Jesus didn’t die on a cross because I’m okay and you’re okay. He died because there were and are some things about us that need to change. As someone noted, “If your religion leaves you unchanged, you need to change your religion.” Titus 3:8-9 describes two kinds of religion. One will lead you to change, the other will leave you unchanged. The verses say: “This is a faithful saying, and these things I want you to affirm constantly, that those who have believed in God should be careful to maintain good works. These things are good and profitable to men. But avoid foolish disputes, genealogies, contentions, and strivings about the law; for they are unprofitable and useless.” Note the two ways Paul rates religion: “good and profitable” or “unprofitable and useless.” These are striking words. Paul is directing Titus to teach Christians on the island of Crete that they can be pillars or caterpillars in the church! They can help hold up the church as they stay busy doing and supporting good works, or they can get bogged down and caught up in disputes and debates and foolish fusses and fights which are “unprofitable and useless.” Thirty years in the church of our Lord has taught me that some church members help hold up the church, some are content to crawl in and out, and a few seem bent on tearing and slowing her down. It should sober us to realize our religion can be “good and profitable” or “unprofitable and useless.”

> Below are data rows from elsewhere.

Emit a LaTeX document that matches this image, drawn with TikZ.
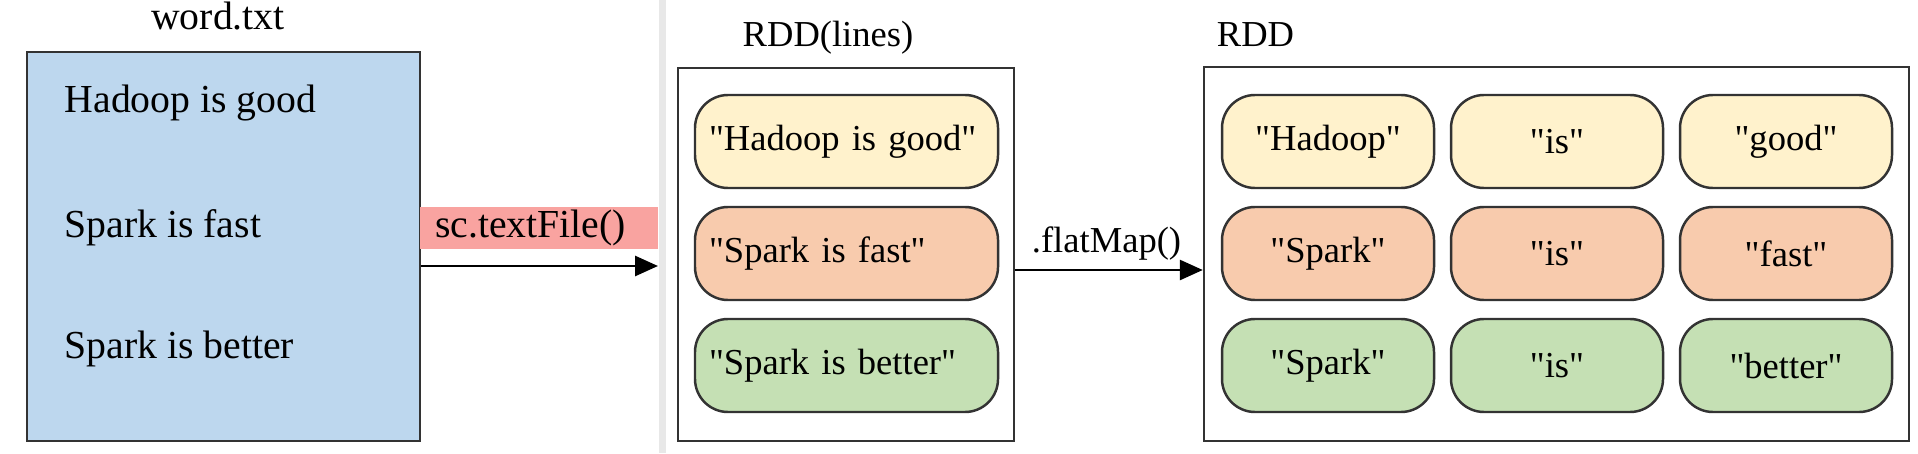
\documentclass[tikz,border=0pt]{standalone}
\usepackage{fontspec}
\setmainfont{Liberation Serif}[Ligatures=TeXOff]
\usepackage{xcolor}
\usetikzlibrary{arrows.meta}

\definecolor{fileblue}{RGB}{189,215,238}
\definecolor{callred}{RGB}{249,163,160}
\definecolor{rowa}{RGB}{255,242,204}
\definecolor{rowb}{RGB}{248,203,173}
\definecolor{rowc}{RGB}{197,224,180}
\definecolor{edge}{RGB}{51,51,51}
\newcommand{\bigtext}{\fontsize{11.3}{13.5}\selectfont}
\newcommand{\pilltext}{\fontsize{10.4}{12.5}\selectfont}

\begin{document}
\begin{tikzpicture}[
  frame/.style={draw=edge,line width=0.7pt},
  pill/.style={frame,fill=#1,rounded corners=0.33cm,minimum height=0.93cm,inner xsep=0.14cm,font=\pilltext},
  word/.style={inner sep=0pt,font=\bigtext},
  tag/.style={inner sep=0pt,font=\pilltext},
  arr/.style={line width=0.8pt,-{Triangle[length=0.23cm,width=0.2cm]}}]
\useasboundingbox (0,0) rectangle (19.18,4.53);

\fill[black!9] (6.585,0) rectangle (6.655,4.53);

\node[frame,line width=0.8pt,fill=fileblue,minimum width=3.93cm,minimum height=3.89cm] (file) at (2.235,2.065) {};
\node[word,anchor=base] (filename) at (2.18,4.23) {word.txt};
\node[word,anchor=base west] (f1) at (0.64,3.40) {Hadoop is good};
\node[word,anchor=base west] (f2) at (0.64,2.16) {Spark is fast};
\node[word,anchor=base west] (f3) at (0.64,0.95) {Spark is better};

\node[word,fill=callred,minimum height=0.42cm,text width=2.08cm,inner xsep=0.15cm,align=left] (call) at (5.39,2.25) {sc.textFile()};
\coordinate (tip) at (6.58,1.87);
\draw[arr] (file.east |- tip) -- (tip);

\node[frame,minimum width=3.36cm,minimum height=3.73cm] (lines) at (8.46,1.985) {};
\node[tag,anchor=base] (linesname) at (8.28,4.06) {RDD(lines)};
\node[pill=rowa,text width=2.75cm,align=left] (l1) at (8.465,3.115) {"Hadoop is good"};
\node[pill=rowb,text width=2.75cm,align=left] (l2) at (8.465,1.995) {"Spark is fast"};
\node[pill=rowc,text width=2.75cm,align=left] (l3) at (8.465,0.875) {"Spark is better"};

\node[frame,minimum width=7.05cm,minimum height=3.74cm] (rdd) at (15.565,1.99) {};
\node[tag,anchor=base] (rddname) at (12.555,4.06) {RDD};

\coordinate (flow) at (0,1.83);
\draw[arr] (lines.east |- flow) -- (rdd.west |- flow);
\node[tag,anchor=base] (flat) at (11.065,2.01) {.flatMap()};

\node[pill=rowa,minimum width=2.12cm] (w11) at (13.28,3.115) {"Hadoop"};
\node[pill=rowa,minimum width=2.12cm] (w12) at (15.57,3.115) {"is"};
\node[pill=rowa,minimum width=2.12cm] (w13) at (17.86,3.115) {"good"};
\node[pill=rowb,minimum width=2.12cm] (w21) at (13.28,1.995) {"Spark"};
\node[pill=rowb,minimum width=2.12cm] (w22) at (15.57,1.995) {"is"};
\node[pill=rowb,minimum width=2.12cm] (w23) at (17.86,1.995) {"fast"};
\node[pill=rowc,minimum width=2.12cm] (w31) at (13.28,0.875) {"Spark"};
\node[pill=rowc,minimum width=2.12cm] (w32) at (15.57,0.875) {"is"};
\node[pill=rowc,minimum width=2.12cm] (w33) at (17.86,0.875) {"better"};
\end{tikzpicture}
\end{document}
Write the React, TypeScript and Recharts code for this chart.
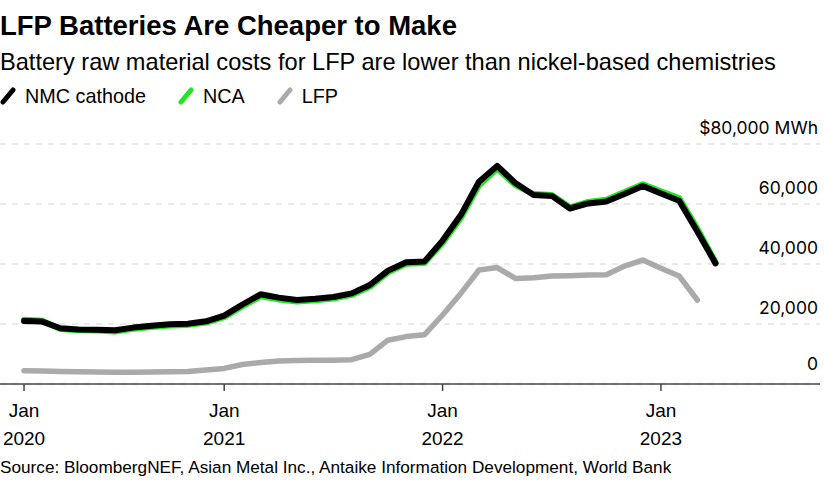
import React from 'react';
import { LineChart, Line, XAxis, YAxis, CartesianGrid } from 'recharts';

const months = [
  'Feb 2020', 'Mar 2020', 'Apr 2020', 'May 2020', 'Jun 2020', 'Jul 2020', 'Aug 2020', 'Sep 2020', 'Oct 2020', 'Nov 2020', 'Dec 2020',
  'Jan 2021', 'Feb 2021', 'Mar 2021', 'Apr 2021', 'May 2021', 'Jun 2021', 'Jul 2021', 'Aug 2021', 'Sep 2021', 'Oct 2021', 'Nov 2021', 'Dec 2021',
  'Jan 2022', 'Feb 2022', 'Mar 2022', 'Apr 2022', 'May 2022', 'Jun 2022', 'Jul 2022', 'Aug 2022', 'Sep 2022', 'Oct 2022', 'Nov 2022', 'Dec 2022',
  'Jan 2023', 'Feb 2023', 'Mar 2023', 'Apr 2023',
];

const nmcCathode = [
  21000, 20800, 18600, 18200, 18100, 17900, 18800, 19400, 19900, 20100, 20900,
  22800, 26500, 29900, 28800, 28000, 28400, 29000, 30200, 33000, 37800, 40600, 40800,
  47800, 56300, 67400, 72700, 67000, 63000, 62700, 58500, 60200, 60800, 63300, 66000,
  63500, 61100, 50800, 40200,
];

const nca = [
  21400, 21100, 18300, 17900, 17800, 17500, 18400, 19000, 19500, 19700, 20500,
  22300, 25900, 29200, 28200, 27500, 27900, 28500, 29700, 32400, 37200, 40100, 40300,
  47000, 55300, 66200, 71800, 66300, 63300, 63000, 58900, 60700, 61400, 64000, 66600,
  64200, 62000, 51800, 40600,
];

const lfp: (number | null)[] = [
  4400, 4300, 4200, 4100, 4000, 3900, 3900, 4000, 4100, 4200, 4700,
  5200, 6500, 7200, 7700, 7800, 7900, 7900, 8100, 9900, 14600, 15800, 16400,
  23000, 30200, 38000, 38800, 35200, 35400, 36000, 36100, 36300, 36400, 39300, 41300,
  38600, 36000, 28000, null,
];

const xTickValues = [1, 12, 24, 36];
const xTickMonth = ['Jan', 'Jan', 'Jan', 'Jan'];
const xTickYear = ['2020', '2021', '2022', '2023'];
const yTickValues = [0, 20000, 40000, 60000, 80000];

const data = months.map((m, i) => ({
  month: m,
  t: i + 1,
  nmc: nmcCathode[i],
  nca: nca[i],
  lfp: lfp[i],
}));

const FONT = '"Liberation Sans", Arial, Helvetica, sans-serif';
const AXIS_FONT = 'Inter, "Liberation Sans", Arial, sans-serif';

const XTick = (props: any) => {
  const { x, y, payload } = props;
  const idx = xTickValues.indexOf(payload.value);
  return (
    <g>
      <text x={x} y={y + 24} textAnchor="middle" fontFamily={FONT} fontSize={19} fill="#000">
        {xTickMonth[idx]}
      </text>
      <text x={x} y={y + 52} textAnchor="middle" fontFamily={FONT} fontSize={19} fill="#000">
        {xTickYear[idx]}
      </text>
    </g>
  );
};

const YTick = (props: any) => {
  const { x, y, payload } = props;
  const v = payload.value as number;
  const label = v === 80000 ? '$80,000 MWh' : v.toLocaleString('en-US');
  return (
    <text x={x - 2} y={y - (v === 0 ? 14 : 10)} textAnchor="end" fontFamily={AXIS_FONT} fontSize={17.5} fill="#000">
      {label}
    </text>
  );
};

const LegendMark = ({ color }: { color: string }) => (
  <svg width={16} height={18} style={{ display: 'block' }}>
    <line x1={3} y1={15} x2={13} y2={3} stroke={color} strokeWidth={5} strokeLinecap="round" />
  </svg>
);

const legendItems = [
  { label: 'NMC cathode', color: '#000000' },
  { label: 'NCA', color: '#22e622' },
  { label: 'LFP', color: '#aaaaaa' },
];

export default function App() {
  return (
    <div style={{ position: 'absolute', left: 0, top: 0, width: 824, height: 497, background: '#fff', overflow: 'hidden' }}>
      <div style={{ position: 'absolute', left: 0, top: 12, fontFamily: FONT, fontWeight: 700, fontSize: 27.5, lineHeight: '27.5px', whiteSpace: 'nowrap', color: '#000' }}>
        LFP Batteries Are Cheaper to Make
      </div>
      <div style={{ position: 'absolute', left: 0, top: 51, fontFamily: FONT, fontSize: 23.6, lineHeight: '23.6px', whiteSpace: 'nowrap', color: '#000' }}>
        Battery raw material costs for LFP are lower than nickel-based chemistries
      </div>
      <div style={{ position: 'absolute', left: 0, top: 86, display: 'flex', alignItems: 'center', fontFamily: FONT, fontSize: 19.8, lineHeight: '20px', whiteSpace: 'nowrap', color: '#000' }}>
        {legendItems.map((it) => (
          <div key={it.label} style={{ display: 'flex', alignItems: 'center', marginRight: 32 }}>
            <LegendMark color={it.color} />
            <span style={{ marginLeft: 9 }}>{it.label}</span>
          </div>
        ))}
      </div>
      <div style={{ position: 'absolute', left: 0, top: 0 }}>
        <LineChart
          width={824}
          height={497}
          data={data}
          margin={{ top: 144, right: 4, bottom: 53, left: 0 }}
        >
          <CartesianGrid vertical={false} stroke="#d6d6d6" strokeDasharray="6 6" strokeWidth={1.2} />
          <XAxis
            dataKey="t"
            type="number"
            domain={[-0.32, 44.74]}
            allowDataOverflow
            ticks={xTickValues}
            interval={0}
            height={60}
            axisLine={{ stroke: '#444', strokeWidth: 1.5 }}
            tickLine={{ stroke: '#444', strokeWidth: 1.5 }}
            tickSize={7}
            tickMargin={2}
            tick={<XTick />}
          />
          <YAxis
            orientation="right"
            mirror
            width={80}
            domain={[0, 80000]}
            ticks={yTickValues}
            interval={0}
            axisLine={false}
            tickLine={false}
            tickSize={0}
            tickMargin={0}
            tick={<YTick />}
          />
          <Line type="linear" dataKey="lfp" stroke="#aaaaaa" strokeWidth={5.5} dot={false} strokeLinecap="round" strokeLinejoin="round" isAnimationActive={false} connectNulls={false} />
          <Line type="linear" dataKey="nca" stroke="#22e622" strokeWidth={6} dot={false} strokeLinecap="round" strokeLinejoin="round" isAnimationActive={false} />
          <Line type="linear" dataKey="nmc" stroke="#000000" strokeWidth={6} dot={false} strokeLinecap="round" strokeLinejoin="round" isAnimationActive={false} />
        </LineChart>
      </div>
      <div style={{ position: 'absolute', left: 0, top: 459, fontFamily: FONT, fontSize: 17.2, lineHeight: '17.2px', whiteSpace: 'nowrap', color: '#000' }}>
        Source: BloombergNEF, Asian Metal Inc., Antaike Information Development, World Bank
      </div>
    </div>
  );
}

Are you a pillar or a caterpillar? Three times in Titus 2:14-3:14 the apostle Paul emphasizes that Christians should stay busy working for the Lord. They should be “zealous for good works” (2:14); “be careful to maintain good works” (3:8); “learn to maintain good works” (3:14). Colin Powell once observed, “Freedom to be your best means nothing unless you’re willing to do your best.” Jesus Christ has given us the freedom to be our best. At the cross He “gave Himself for us, that He might redeem us from every lawless deed and purify for Himself His own special people, zealous for good works.” He freed us to be our best-are you doing your best? Are you holding up the church-or just crawling in and out?